Tam Doan reacted with sketpicism when he heard a radio ad promising 12% returns if listeners invested with a fund operated by a Little Saigon church.
Against his better judgment, the 60-year-old Fountain Valley resident drove to the the Church for the Healthy Self in Westminster and spoke with the supposed nonprofit’s leadership. Seeing an office, employees and a conference room — the bearings of any legitimate business — assuaged his reluctance.
“I thought to myself, ‘They have staff, a physical location and a website, so why would somebody go through all of that to commit fraud?’ ” Doan said. “I think I was naive.”
He invested $3,000 in July 2018. As the months passed, Doan received statements showing big returns. He invested an additional $10,000 in September and then $7,000 in mid-March.
A few days after his last deposit, he learned the U.S. Securities and Exchange Commission had filed a lawsuit against the Church for the Healthy Self, alleging lead pastor Kent Whitney was running a $25 million Ponzi scheme.
Whitney, 37, and his co-pastor, David Parrish, 47, both of Newport Beach, allegedly targeted the Vietnamese community by advertising on Little Saigon radio and television stations as well as on Youtube, according to the SEC.
“Instead of generating the promised guaranteed profits, Whitney and Parrish stole millions of dollars of investor funds and paid returns through Ponzi payments,” the SEC said in a March 18 statement.
The church, according to court papers, does not appear to have a sanctuary, only the Westminster office and a website.
The FBI and Robert Mosier, a court-appointed federal equity receiver working with the bureau, has recovered about $4.6 million.
Mosier and his counsel, Costa Mesa-based firm Smiley Wang-Ekvall, are searching for more possible victims.
The SEC has frozen the church’s assets and a federal judge has barred Whitney and Parrish from collecting money.
Attorney Kyra Andrassy has identified 355 investors, some as far away as San Jose and Chicago, but there may be more.

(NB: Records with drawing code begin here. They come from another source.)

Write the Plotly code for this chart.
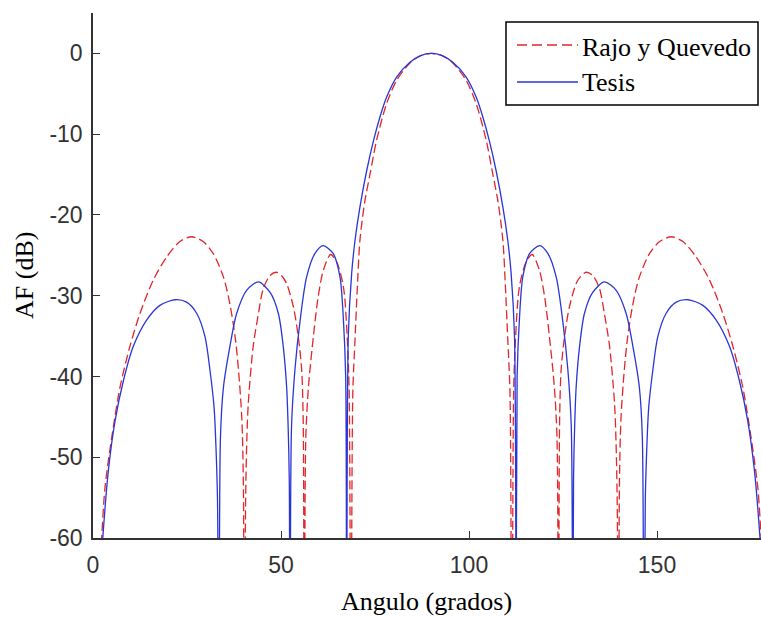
import plotly.graph_objects as go

# ---------------- data ----------------
angles_tesis = [0, 2.6, 4.1, 5.9, 8.1, 10.7, 14.3, 17.8, 21.8, 24.9, 27.6, 29.8, 31.1, 32.2, 32.7, 33.1,
                33.5, 33.9, 34.7, 36.4, 38.2, 40.9, 44.0, 47.1, 49.3, 50.6, 51.5, 51.9, 52.2, 52.4, 52.8,
                53.7, 55.1, 56.8, 59.0, 61.2, 63.9, 65.7, 66.6, 67.2, 67.45, 67.9, 68.8, 69.7, 71.0, 72.8,
                74.6, 76.3, 78.1, 80.8, 84.3, 87.0, 90.0,
                93.0, 95.7, 99.2, 101.9, 103.7, 105.4, 107.2, 109.0, 110.3, 111.2, 112.1, 112.55, 112.8,
                113.4, 114.3, 116.1, 118.8, 121.0, 123.2, 124.9, 126.3, 127.2, 127.6, 127.8, 128.1, 128.5,
                129.4, 130.7, 132.9, 136.0, 139.1, 141.8, 143.6, 145.3, 146.1, 146.5, 146.9, 147.3, 147.8,
                148.9, 150.2, 152.4, 155.1, 158.2, 162.2, 165.7, 169.3, 171.9, 174.1, 175.9, 177.4, 180]
af_tesis = [-80, -60, -51.6, -45.4, -40.5, -36.3, -33.0, -31.2, -30.5, -30.8, -32.2, -35.1, -39.2, -43.8, -48.7, -55,
            -80, -47.5, -41.3, -36.3, -32.2, -29.3, -28.3, -29.6, -32.2, -36.3, -41.3, -46.2, -52.8, -80, -46.2,
            -39.2, -33.0, -27.7, -24.8, -23.8, -24.8, -27.7, -33.0, -40.0, -80, -35.0, -27.2, -23.1, -19.0, -14.5,
            -10.8, -7.9, -5.4, -2.9, -1.1, -0.3, 0,
            -0.3, -1.1, -2.9, -5.4, -7.9, -10.8, -14.5, -19.0, -23.1, -27.2, -35.0, -80, -40.0,
            -33.0, -27.7, -24.8, -23.8, -24.8, -27.7, -33.0, -39.2, -46.2, -80, -52.8, -46.2, -41.3,
            -36.3, -32.2, -29.6, -28.3, -29.3, -32.2, -36.3, -41.3, -47.5, -80, -55, -48.7, -43.8,
            -39.2, -35.1, -32.2, -30.8, -30.5, -31.2, -33.0, -36.3, -40.5, -45.4, -51.6, -60, -80]

angles_rajo = [0, 2.3, 3.2, 5.0, 7.2, 9.8, 12.5, 16.0, 19.6, 23.1, 26.2, 29.3, 32.0, 34.7, 36.4, 37.8, 38.7,
               39.6, 40.0, 40.2, 40.6, 40.9, 41.3, 42.6, 44.0, 45.3, 47.1, 48.8, 50.3, 51.5, 53.3, 54.6, 55.5,
               55.9, 56.2, 56.6, 57.3, 58.6, 59.9, 61.3, 63.2, 64.8, 66.6, 67.6, 68.1, 68.6, 69.1, 69.7, 70.3,
               71.0, 72.3, 73.7, 75.4, 78.1, 80.8, 84.3, 87.0, 90.0,
               93.0, 95.7, 99.2, 101.9, 104.6, 106.3, 107.7, 109.0, 109.7, 110.3, 110.9, 111.4, 111.9, 112.4,
               113.4, 115.2, 116.8, 118.7, 120.1, 121.4, 122.7, 123.4, 123.8, 124.1, 124.5, 125.4, 126.7,
               128.5, 129.7, 131.2, 132.9, 134.7, 136.0, 137.4, 138.7, 139.1, 139.4, 139.8, 140.0, 140.4,
               141.3, 142.2, 143.6, 145.3, 148.0, 150.7, 153.8, 156.9, 160.4, 164.0, 167.5, 170.2, 172.8,
               175.0, 176.8, 177.7, 180]
af_rajo = [-80, -60, -53.7, -47.5, -41.3, -36.3, -32.2, -28.1, -25.2, -23.3, -22.7, -23.3, -24.8, -27.7, -31.0, -35.1, -39.2,
           -45.4, -53.7, -80, -55, -48, -43.3, -36.3, -32.2, -29.1, -27.5, -27.1, -27.6, -28.5, -31.4, -35.1, -39.2,
           -45.4, -80, -47.5, -41.3, -35.1, -30.1, -26.8, -24.9, -25.8, -28.9, -35.1, -41.3, -80, -42, -35.3, -29,
           -23.1, -18.3, -14.9, -10.8, -6.2, -3.3, -1.2, -0.3, 0,
           -0.3, -1.2, -3.3, -6.2, -10.8, -14.9, -18.3, -23.1, -29, -35.3, -42, -80, -41.3, -35.1,
           -28.9, -25.8, -24.9, -26.8, -30.1, -35.1, -41.3, -47.5, -80, -45.4, -39.2, -35.1, -31.4,
           -28.5, -27.6, -27.1, -27.5, -29.1, -32.2, -36.3, -43.3, -48, -55, -80, -53.7, -45.4,
           -39.2, -35.1, -31.0, -27.7, -24.8, -23.3, -22.7, -23.3, -25.2, -28.1, -32.2, -36.3, -41.3,
           -47.5, -53.7, -60, -80]

series_names = ["Rajo y Quevedo", "Tesis"]
x_ticks = [0, 50, 100, 150]
x_ticktext = ["0", "50", "100", "150"]
y_ticks = [0, -10, -20, -30, -40, -50, -60]
y_ticktext = ["0", "-10", "-20", "-30", "-40", "-50", "-60"]
x_title = "Angulo (grados)"
y_title = "AF (dB)"

RED = "#e3262a"
BLUE = "#2a35d6"
SERIF = "Liberation Serif, Times New Roman, serif"
SANS = "Liberation Sans, Arial, sans-serif"

W, H = 761, 617
L, R, T, B = 93, 0, 13, 79

fig = go.Figure()
fig.add_trace(go.Scatter(x=angles_rajo, y=af_rajo, mode="lines", name=series_names[0],
                         line=dict(color=RED, width=1.3, dash="9px,4px", shape="spline", smoothing=0.8),
                         showlegend=False))
fig.add_trace(go.Scatter(x=angles_tesis, y=af_tesis, mode="lines", name=series_names[1],
                         line=dict(color=BLUE, width=1.3, shape="spline", smoothing=0.8),
                         showlegend=False))

# plot-area pixel helpers for legend box and titles
pw, ph = W - L - R, H - T - B
def px(x):
    return (x - L) / pw
def py(y):
    return (H - B - y) / ph

shapes = [
    dict(type="rect", xref="paper", yref="paper", x0=px(506), x1=px(758), y0=py(105), y1=py(22),
         line=dict(color="black", width=1.5), fillcolor="white", layer="above"),
    dict(type="line", xref="paper", yref="paper", x0=px(517), x1=px(578), y0=py(45), y1=py(45),
         line=dict(color=RED, width=1.3, dash="10px,5px"), layer="above"),
    dict(type="line", xref="paper", yref="paper", x0=px(517), x1=px(578), y0=py(82), y1=py(82),
         line=dict(color=BLUE, width=1.3), layer="above"),
]
annotations = [
    dict(xref="paper", yref="paper", x=px(580), y=py(47), text=series_names[0], showarrow=False,
         xanchor="left", yanchor="middle", font=dict(family=SERIF, size=26, color="black")),
    dict(xref="paper", yref="paper", x=px(580), y=py(83), text=series_names[1], showarrow=False,
         xanchor="left", yanchor="middle", font=dict(family=SERIF, size=26, color="black")),
    dict(xref="paper", yref="paper", x=px(426), y=py(601), text=x_title, showarrow=False,
         xanchor="center", yanchor="middle", font=dict(family=SERIF, size=26, color="black")),
    dict(xref="paper", yref="paper", x=px(24), y=py(276), text=y_title, showarrow=False, textangle=-90,
         xanchor="center", yanchor="middle", font=dict(family=SERIF, size=26, color="black")),
]

fig.update_layout(
    width=W, height=H,
    margin=dict(l=L, r=R, t=T, b=B, pad=0),
    paper_bgcolor="white", plot_bgcolor="white",
    showlegend=False,
    shapes=shapes, annotations=annotations,
    xaxis=dict(range=[0, 177.66], tickvals=x_ticks, ticktext=x_ticktext, ticks="inside", ticklen=7,
               tickwidth=1, tickcolor="#333", showline=True, linecolor="#333", linewidth=1.5,
               showgrid=False, zeroline=False, tickfont=dict(family=SANS, size=23, color="#333"),
               ticklabelstandoff=6),
    yaxis=dict(range=[-60, 5], tickvals=y_ticks, ticktext=y_ticktext, ticks="inside", ticklen=7,
               tickwidth=1, tickcolor="#333", showline=True, linecolor="#333", linewidth=1.5,
               showgrid=False, zeroline=False, tickfont=dict(family=SANS, size=23, color="#333"),
               ticklabelstandoff=4),
)

fig.write_html("out.html")
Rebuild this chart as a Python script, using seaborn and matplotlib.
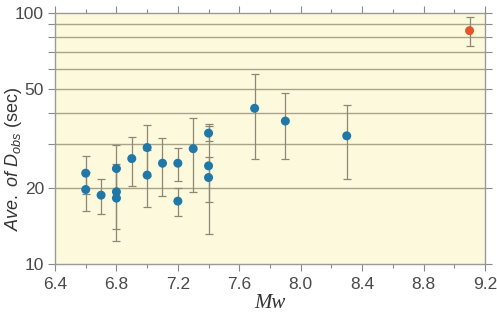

“A few bank accounts have been seized, but they don’t have huge dollars in them,” Andrassy said. “None of it explains where the money went.”
Andrassy said some victims invested their life savings under the misimpression that their accounts were federally insured.
“Unless we uncover a lot more funds, and assuming the amount invested is as we suspect, these victims stand to get little money back,” she said.
Doan said the hit to his finances will make it hard for him to help his daughter pay for college.
“I lost a significant amount,” the father of two said. “We have been working hard to save. I am 60 years old now, and I wish I could have retired in a few years.”
Whitney founded The Church for the Healthy Self in 2014 a few months after he was released from federal prison for defrauding investors along with Parrish in a commodities scheme, according to court documents.
In the recent case, funds were allegedly funneled into the church’s umbrella trust, where the money would supposedly grow tax-free. Investors were told a portion of their investment returns would be given to charities of their choice.
Whitney and his crew allegedly promised the Little Saigon investors security, saying it would take “a nuclear war” to erase their principal investments, court documents claim.
The church didn’t invest or donate any of the money, according to the court documents. Instead, Whitney and Parrish “enriched” themselves and made “Ponzi payments” to investors, using recent investor deposits to pay other investors.
Whitney and Parrish continued to attract investors even after the FBI seized funds from the church’s main bank account on potential federal wire fraud and money laundering statues, court documents say.
Whitney could not be located for comment.